Peter Mandelson himself has said that Keir Starmer is “the nearest thing to Blair”. Granted, as a close acquaintance of the financier Jeffrey Epstein, Mandelson can hardly be alleged to have the best judgement when it comes to people, but he knows Sir Tony. Be afraid. Be very afraid.

Then let’s turn to Starmer’s recent speech on “civil society”. “Civil society” is a tricky term. According to some definitions, it includes all private institutions up to and including the family. According to others, it refers to charities, activist groups, think tanks and other such non-governmental organisations. Politicians have a knack of speaking about the latter while speaking as if they are referring to the former — banging on about the “fabric of society” yet talking about the Runnymede Trust more than families, churches, pubs, markets et cetera.

Of course, charities, activist groups and policy institutes can be very fine indeed.
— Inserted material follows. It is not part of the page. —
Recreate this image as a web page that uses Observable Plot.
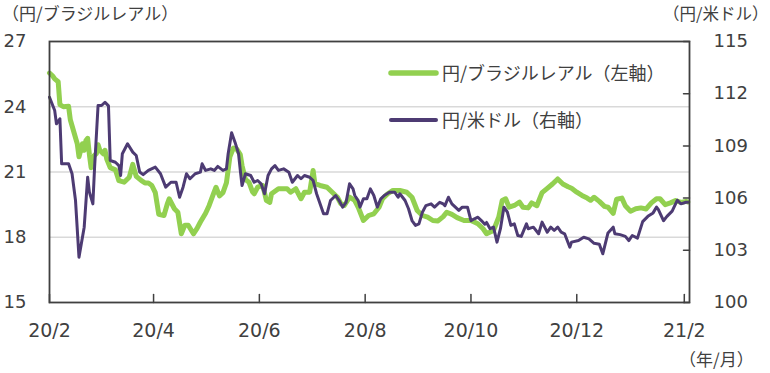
<!DOCTYPE html>
<html><head><meta charset="utf-8">
<script src="https://cdn.jsdelivr.net/npm/d3@7"></script>
<script src="https://cdn.jsdelivr.net/npm/@observablehq/plot@0.6"></script>
<style>
html,body{margin:0;padding:0;background:#fff;}
#chart{width:770px;height:373px;}
</style></head><body><div id="chart"></div>
<script>
const brlDates = ["2020-02-01","2020-02-03","2020-02-04","2020-02-06","2020-02-07","2020-02-09","2020-02-12","2020-02-13","2020-02-15","2020-02-17","2020-02-18","2020-02-20","2020-02-21","2020-02-22","2020-02-23","2020-02-24","2020-02-25","2020-02-26","2020-02-28","2020-02-29","2020-03-01","2020-03-03","2020-03-04","2020-03-05","2020-03-07","2020-03-10","2020-03-12","2020-03-15","2020-03-18","2020-03-20","2020-03-22","2020-03-25","2020-03-27","2020-03-29","2020-03-31","2020-04-02","2020-04-04","2020-04-07","2020-04-09","2020-04-10","2020-04-13","2020-04-15","2020-04-17","2020-04-19","2020-04-21","2020-04-24","2020-04-26","2020-04-28","2020-05-01","2020-05-03","2020-05-06","2020-05-07","2020-05-09","2020-05-11","2020-05-13","2020-05-14","2020-05-15","2020-05-17","2020-05-19","2020-05-21","2020-05-22","2020-05-24","2020-05-26","2020-05-28","2020-05-29","2020-05-31","2020-06-03","2020-06-05","2020-06-07","2020-06-08","2020-06-12","2020-06-17","2020-06-19","2020-06-22","2020-06-25","2020-06-27","2020-06-30","2020-07-02","2020-07-03","2020-07-06","2020-07-10","2020-07-13","2020-07-16","2020-07-18","2020-07-20","2020-07-23","2020-07-26","2020-07-28","2020-07-31","2020-08-03","2020-08-06","2020-08-09","2020-08-11","2020-08-14","2020-08-17","2020-08-21","2020-08-25","2020-08-28","2020-08-31","2020-09-03","2020-09-06","2020-09-09","2020-09-12","2020-09-15","2020-09-17","2020-09-20","2020-09-23","2020-09-27","2020-10-01","2020-10-05","2020-10-08","2020-10-10","2020-10-14","2020-10-17","2020-10-19","2020-10-21","2020-10-23","2020-10-26","2020-10-29","2020-10-31","2020-11-03","2020-11-05","2020-11-08","2020-11-11","2020-11-14","2020-11-17","2020-11-20","2020-11-23","2020-11-26","2020-11-28","2020-12-01","2020-12-04","2020-12-07","2020-12-09","2020-12-11","2020-12-14","2020-12-17","2020-12-19","2020-12-22","2020-12-24","2020-12-27","2020-12-29","2021-01-01","2021-01-04","2021-01-07","2021-01-10","2021-01-13","2021-01-16","2021-01-18","2021-01-21","2021-01-24","2021-01-27","2021-01-30","2021-02-02","2021-02-03"];
const brlValues = [25.55,25.4,25.28,25.15,24.1,24.0,24.02,23.4,22.85,22.3,21.7,22.3,22.0,22.45,22.55,21.8,21.2,21.7,21.84,22.25,22.0,21.84,22.0,21.6,21.2,21.1,20.6,20.53,20.76,21.35,20.8,20.6,20.5,20.5,20.38,20.05,19.05,19.0,19.55,19.77,19.31,19.15,18.16,18.55,18.55,18.16,18.4,18.7,19.1,19.45,20.1,20.3,19.9,20.05,20.5,21.1,21.7,22.1,22.05,21.8,21.3,20.65,20.53,20.1,20.0,20.3,20.38,19.7,19.6,20.0,20.23,20.23,20.07,20.23,19.77,20.07,20.07,21.07,20.46,20.38,20.3,20.07,19.84,19.54,19.46,19.84,19.69,19.38,18.77,19.0,19.08,19.38,19.77,20.0,20.15,20.15,20.07,19.84,19.23,19.0,18.92,18.77,18.75,18.95,19.15,19.05,18.9,18.77,18.77,18.62,18.39,18.16,18.31,18.92,19.69,19.77,19.38,19.46,19.61,19.38,19.35,19.58,19.45,20.05,20.25,20.45,20.68,20.45,20.32,20.25,20.07,19.92,19.8,19.7,19.84,19.65,19.42,19.38,19.1,19.75,19.8,19.45,19.2,19.31,19.35,19.3,19.58,19.77,19.77,19.5,19.58,19.69,19.6,19.65,19.62];
const usdDates = ["2020-02-01","2020-02-04","2020-02-05","2020-02-07","2020-02-08","2020-02-12","2020-02-14","2020-02-16","2020-02-18","2020-02-21","2020-02-23","2020-02-24","2020-02-26","2020-02-27","2020-02-29","2020-03-02","2020-03-04","2020-03-06","2020-03-07","2020-03-10","2020-03-12","2020-03-13","2020-03-14","2020-03-17","2020-03-20","2020-03-22","2020-03-24","2020-03-26","2020-03-29","2020-04-02","2020-04-05","2020-04-08","2020-04-11","2020-04-14","2020-04-16","2020-04-18","2020-04-20","2020-04-22","2020-04-25","2020-04-28","2020-04-29","2020-05-01","2020-05-04","2020-05-06","2020-05-08","2020-05-11","2020-05-13","2020-05-14","2020-05-16","2020-05-18","2020-05-20","2020-05-21","2020-05-22","2020-05-24","2020-05-27","2020-05-29","2020-05-31","2020-06-02","2020-06-04","2020-06-06","2020-06-08","2020-06-10","2020-06-12","2020-06-15","2020-06-18","2020-06-20","2020-06-23","2020-06-25","2020-06-27","2020-06-30","2020-07-02","2020-07-04","2020-07-06","2020-07-08","2020-07-10","2020-07-12","2020-07-15","2020-07-17","2020-07-19","2020-07-21","2020-07-23","2020-07-25","2020-07-26","2020-07-28","2020-07-29","2020-07-31","2020-08-02","2020-08-04","2020-08-06","2020-08-08","2020-08-10","2020-08-12","2020-08-15","2020-08-18","2020-08-20","2020-08-21","2020-08-24","2020-08-26","2020-08-28","2020-08-30","2020-09-01","2020-09-03","2020-09-05","2020-09-08","2020-09-10","2020-09-13","2020-09-15","2020-09-16","2020-09-18","2020-09-20","2020-09-22","2020-09-24","2020-09-26","2020-09-29","2020-10-01","2020-10-03","2020-10-05","2020-10-07","2020-10-09","2020-10-10","2020-10-12","2020-10-14","2020-10-16","2020-10-18","2020-10-20","2020-10-22","2020-10-24","2020-10-26","2020-10-28","2020-10-30","2020-11-02","2020-11-03","2020-11-06","2020-11-09","2020-11-11","2020-11-14","2020-11-16","2020-11-18","2020-11-20","2020-11-22","2020-11-24","2020-11-27","2020-11-28","2020-12-02","2020-12-05","2020-12-08","2020-12-11","2020-12-14","2020-12-16","2020-12-19","2020-12-22","2020-12-23","2020-12-26","2020-12-29","2020-12-31","2021-01-02","2021-01-05","2021-01-08","2021-01-11","2021-01-14","2021-01-16","2021-01-17","2021-01-20","2021-01-22","2021-01-25","2021-01-28","2021-01-30","2021-02-02","2021-02-03"];
const usdValues = [111.8,111.03,110.27,110.56,107.97,107.97,107.4,105.86,102.6,104.33,107.2,106.34,105.67,107.78,111.32,111.32,111.51,111.3,108.16,108.06,107.87,107.3,108.55,109.12,108.64,108.45,107.5,107.35,107.59,107.78,107.4,106.63,106.91,106.91,106.05,106.63,107.4,107.11,107.4,107.49,107.97,107.59,107.68,107.59,107.82,107.59,107.68,108.55,109.75,109.2,108.55,107.6,106.72,107.4,107.3,106.91,107.01,106.82,106.25,107.3,107.68,107.87,107.59,107.68,107.49,106.91,107.3,107.11,107.3,107.2,107.01,106.25,105.67,105.1,105.1,105.86,106.15,105.86,105.48,105.76,106.82,106.53,106.15,105.86,105.48,105.96,105.96,106.53,106.15,105.48,105.96,106.15,106.34,106.34,106.05,106.25,105.86,105.39,104.71,104.43,104.52,105.19,105.57,105.67,105.48,105.76,105.67,105.57,106.05,105.67,105.48,105.29,105.48,105.48,104.7,104.81,104.9,104.71,104.5,104.6,104.24,104.33,103.47,104.24,105.48,105.19,104.43,104.52,103.85,103.8,104.52,104.24,104.33,103.95,104.62,104.04,104.33,104.14,104.33,104.04,103.95,103.18,103.47,103.56,103.75,103.66,103.4,103.35,102.8,104.0,104.33,103.95,103.9,103.8,103.56,103.85,103.7,104.65,104.95,105.15,105.48,105.35,104.7,104.95,105.25,105.88,105.67,105.76,105.76];
const leftTicks = [15, 18, 21, 24, 27];
const rightTicks = [100, 103, 106, 109, 112, 115];
const xTickDates = ["2020-02-01","2020-04-01","2020-06-01","2020-08-01","2020-10-01","2020-12-01","2021-02-01"];
const xTickLabels = ["20/2","20/4","20/6","20/8","20/10","20/12","21/2"];
const seriesNames = ["円/ブラジルレアル（左軸）", "円/米ドル（右軸）"];
const axisTitles = ["（円/ブラジルレアル）", "（円/米ドル）", "（年/月）"];
const seriesColors = ["#92d050", "#4d3b73"];

const leftDomain = [15, 27], rightDomain = [100, 115];
const xDomain = [new Date("2020-02-01"), new Date("2021-02-04")];
const toLeft = v => leftDomain[0] + (v - rightDomain[0]) * (leftDomain[1] - leftDomain[0]) / (rightDomain[1] - rightDomain[0]);
const toRight = v => rightDomain[0] + (v - leftDomain[0]) * (rightDomain[1] - rightDomain[0]) / (leftDomain[1] - leftDomain[0]);

const brl = brlDates.map((d, i) => ({date: new Date(d), value: brlValues[i]}));
const usd = usdDates.map((d, i) => ({date: new Date(d), value: toLeft(usdValues[i])}));
const xTicks = xTickDates.map(d => new Date(d));
const labelByTime = new Map(xTicks.map((d, i) => [+d, xTickLabels[i]]));
const ink = "#404040";
const numFont = "'DejaVu Sans', 'Noto Sans CJK JP', sans-serif";
const jpFont = "'Noto Sans CJK JP', sans-serif";
const tickShape = {draw(context, l) { context.moveTo(0, 0); context.lineTo(0, -l); }};

const chart = Plot.plot({
  width: 770, height: 373,
  marginTop: 41, marginBottom: 71, marginLeft: 49, marginRight: 81,
  style: {fontFamily: numFont, fontSize: "18px", color: ink, background: "#fff", overflow: "visible"},
  x: {type: "utc", domain: xDomain},
  y: {domain: leftDomain},
  marks: [
    Plot.gridY(leftTicks.slice(1, -1), {stroke: "#d9d9d9", strokeOpacity: 1, strokeWidth: 1.5}),
    Plot.line(brl, {x: "date", y: "value", stroke: seriesColors[0], strokeWidth: 5, strokeLinejoin: "round", strokeLinecap: "round"}),
    Plot.line(usd, {x: "date", y: "value", stroke: seriesColors[1], strokeWidth: 3, strokeLinejoin: "round", strokeLinecap: "round"}),
    Plot.frame({stroke: ink, strokeWidth: 1.8}),
    // inward tick marks
    Plot.vector(xTicks, {x: d => d, y: leftDomain[0], length: 8, rotate: 0, anchor: "start", shape: tickShape, stroke: ink, strokeWidth: 1.5}),
    Plot.vector(rightTicks, {x: xDomain[1], y: d => toLeft(d), length: 6, rotate: -90, anchor: "start", shape: tickShape, stroke: ink, strokeWidth: 1.5}),
    Plot.axisY(leftTicks, {anchor: "left", tickSize: 0, tickPadding: 23, label: null, fill: ink}),
    Plot.axisY(rightTicks.map(toLeft), {anchor: "right", tickSize: 0, tickPadding: 24, label: null, fill: ink,
      tickFormat: d => String(Math.round(toRight(d)))}),
    Plot.axisX(xTicks, {anchor: "bottom", tickSize: 0, tickPadding: 21, label: null, fill: ink, fontSize: 19,
      tickFormat: d => labelByTime.get(+d)})
  ]
});

const svg = d3.select(chart);
// axis titles
const titleSpecs = [
  {text: axisTitles[0], x: 2, y: 20, size: 17},
  {text: axisTitles[1], x: 663, y: 20, size: 16.5},
  {text: axisTitles[2], x: 679, y: 366, size: 17}
];
svg.append("g").attr("text-anchor", "start").selectAll("text").data(titleSpecs).join("text")
  .attr("x", d => d.x).attr("y", d => d.y)
  .attr("text-anchor", "start")
  .attr("font-family", jpFont).attr("font-size", d => d.size).attr("fill", ink)
  .text(d => d.text);
// legend
const legendSpecs = [
  {name: seriesNames[0], color: seriesColors[0], w: 5.5, y: 73},
  {name: seriesNames[1], color: seriesColors[1], w: 4, y: 120}
];
const lg = svg.append("g").attr("text-anchor", "start");
lg.selectAll("line").data(legendSpecs).join("line")
  .attr("x1", 391).attr("x2", 436).attr("y1", d => d.y).attr("y2", d => d.y)
  .attr("stroke", d => d.color).attr("stroke-width", d => d.w).attr("stroke-linecap", "round");
lg.selectAll("text").data(legendSpecs).join("text")
  .attr("x", 442).attr("y", d => d.y + 7)
  .attr("text-anchor", "start")
  .attr("font-family", jpFont).attr("font-size", 18).attr("fill", ink)
  .text(d => d.name);

document.getElementById("chart").appendChild(chart);
</script>
</body></html>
It would take a lunatic to be against them as a whole. But they can also be fringe, opaque and partisan. Poppy Coburn’s 2023 article “Radical Chic Charities” drew attention to “dozens of groups of which few have heard of, but which seem to have a remarkable degree of influence over Westminster”. The blog SW1 Forum has also done a fine granular job of assessing them.

As much as they deserve to lose, this does not imply that Starmer deserves to win

In idealising “a partnership between government and civil society”, Starmer is harking back to Blairism, which leaned on the so-called “third sector”, both as a middle ground between capitalism and socialism and as a means of institutionalising its values. Without a spokesman as charismatic as Blair, Starmerism might depend even more on this fuliginous outsourcing of power.

Doubtless, this would be essential to Starmer’s attempted “eradication of structural racism” — a “defining goal” of his potential Labour government. To this end, he looks set to introduce a “Race Equality Act”, and has been advised to “consider fines for firms that fail to tackle racial disparities at work” and “[reform] the curriculum to reflect modern Britain” (and what a delightful euphemism that is). Yes, if there’s one thing a poor, angrier Britain needs it’s more EDI initiatives — but this is of a piece with the Blairism which held that Britain could legislate its way to the sunlit uplands of equality.

Then let’s look at foreign policy. This is where Starmer is most keen to demonstrate his “seriousness” when compared to Corbyn’s starry-eyed third worldism. Without Blair’s deranged conviction, though, he gets into a muddle. He declared that Israel had “every right to defend herself” after October 7th — a slippery phrase, because what constitutes “defence” is so debatable. Soon, amid the carnage of the Israeli response, Starmer was dilly-dallying about whether he supported a ceasefire. This, granted, was less Blairite. You could call Blair’s decisions stupid, insane, evil et cetera but he committed to them. Starmer’s vacillation — always delivered in the tones of overwhelming principle — could be more dangerous in the sense of satisfying no one while achieving nothing. Who would be surprised to see him send a lone battalion to seize Moscow?

Of course, the Tories have minimal grounds on which to attack Stony Blair. They have engaged in every form of juvenile in-fighting. They have allowed the worst elements of the third sector to run riot. Unlike Starmer, they have overseen the chronic weakening of the British Army (and the economy, and et cetera ad nauseum…). 

Yet as much as they deserve to lose, this does not imply that Starmer deserves to win — or that poor, beleaguered Britain deserves either of them. Dark times lie ahead.